Sangre o razones, una verba que es herencia de tiempos violentos
La fascinación por la violencia ha ocupado un lugar central en la historia argentina, incluso más allá del ejercicio material de ella.
Desde hace mucho tiempo hay un gusto, una preferencia por la voz altisonante, la estética de combate, las palabras asociadas al orden militar, la configuración de los otros como enemigos o adversarios problemáticos, la construcción de los escenarios políticos como elementos de confrontación excluyentemente, etc. Se trata de un vocabulario, una perspectiva que en parte es una herencia de tiempos verdaderamente violentos, pero en parte se sostiene por una elección. Muchos actores deciden sostener con su voz una tensión de esa naturaleza. Fue, por ejemplo, lo que sucedió anteayer con la directora de Asuntos Jurídicos del Senado, Graciana Peñafort, quien advirtió a la Corte Suprema con un mensaje: "Vamos a escribir la historia con sangre o con razones".
El grito, la sugerencia amenazante o las referencias a los efectos de la violencia (por ejemplo, la sangre), no hacen más que alejar a muchas personas de la conversación pública, es intimidante y en algún sentido es elitista, porque reserva el debate político al ejercicio "valiente", cuando en cualquier caso es un derecho de todos los ciudadanos.
Era muy joven cuando Raúl Alfonsín lideró ese momento cívico tan particular de la historia doméstica que luego denominamos "primavera democrática".

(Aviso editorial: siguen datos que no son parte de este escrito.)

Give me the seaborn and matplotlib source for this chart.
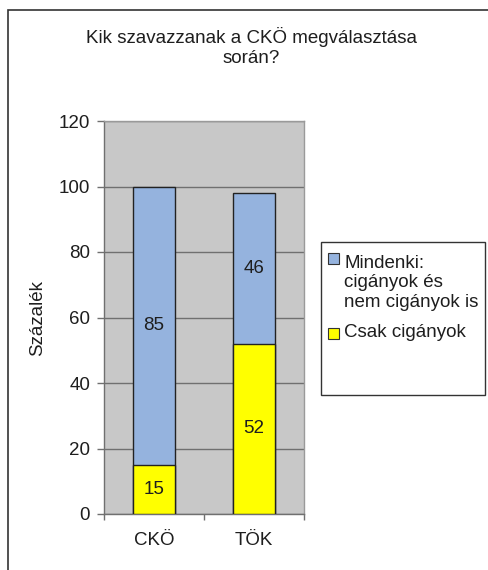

Fueron años densos, cargados de traumas heredados que se debían resolver para construir una democracia duradera. El presidente era asediado no solo por las circunstancias difíciles que le correspondía gestionar, sino también por actores sociopolíticos concretos que enfrentaban sus políticas. Por supuesto, tuvo aciertos y yerros, y muchas cosas pudieron construirse y otras quedaron como cuentas pendientes. Sin embargo, toda una generación de militantes políticos y sociales, y de ciudadanos y ciudadanas en general, fuimos inspirados en aquellas ideas sencillas y al mismo tiempo profundas: la democracia es diálogo, en el marco de la democracia no hay enemigos, las instituciones legítimas de la República deben respetarse (con independencia de que nos plazcan o no sus decisiones) y, por supuesto, las amenazas están fuera del diálogo cívico.
La fascinación por la violencia en nuestra cultura conspira contra nosotros mismos. Empobrece nuestros diálogos, transforma a la actividad política en un gueto cultural, limita la posibilidad de acuerdos de Estado, bloquea nuestra creatividad, reivindica en cada espacio político a los actores más fanatizados. Además de ser una práctica inercial, tribal y antipluralista. Por suerte, la enorme mayoría de las veces, el tono "barra brava" no pasa de ser un modismo aceptado y hasta legitimado; su presencia da cuenta de la libertad de palabra y del espacio que le hemos dado (todos) a ese modo de comportamiento y de expresión. Sin embargo, creo que sería una gran contribución a nuestra superación como sociedad intentar el abandono de la amenaza, tratar de renunciar a la idea de que las posiciones propias están avaladas por una "verdad histórica", o desconocer los puntos de vista que no se comparten.
La recuperación de los argumentos como base del diálogo, y por tanto de las referencias estadísticas ciertas y claras, el reconocimiento a la legitimidad de las instituciones republicanas (sin renuncia alguna a mejorarlas) y la aceptación de la coexistencia de intereses y valores diversos como un rasgo de libertad material de una sociedad son los fundamentos para alejarnos de las evocaciones violentas y disfrutar de la riqueza del pensamiento diverso, alternativo y tolerante.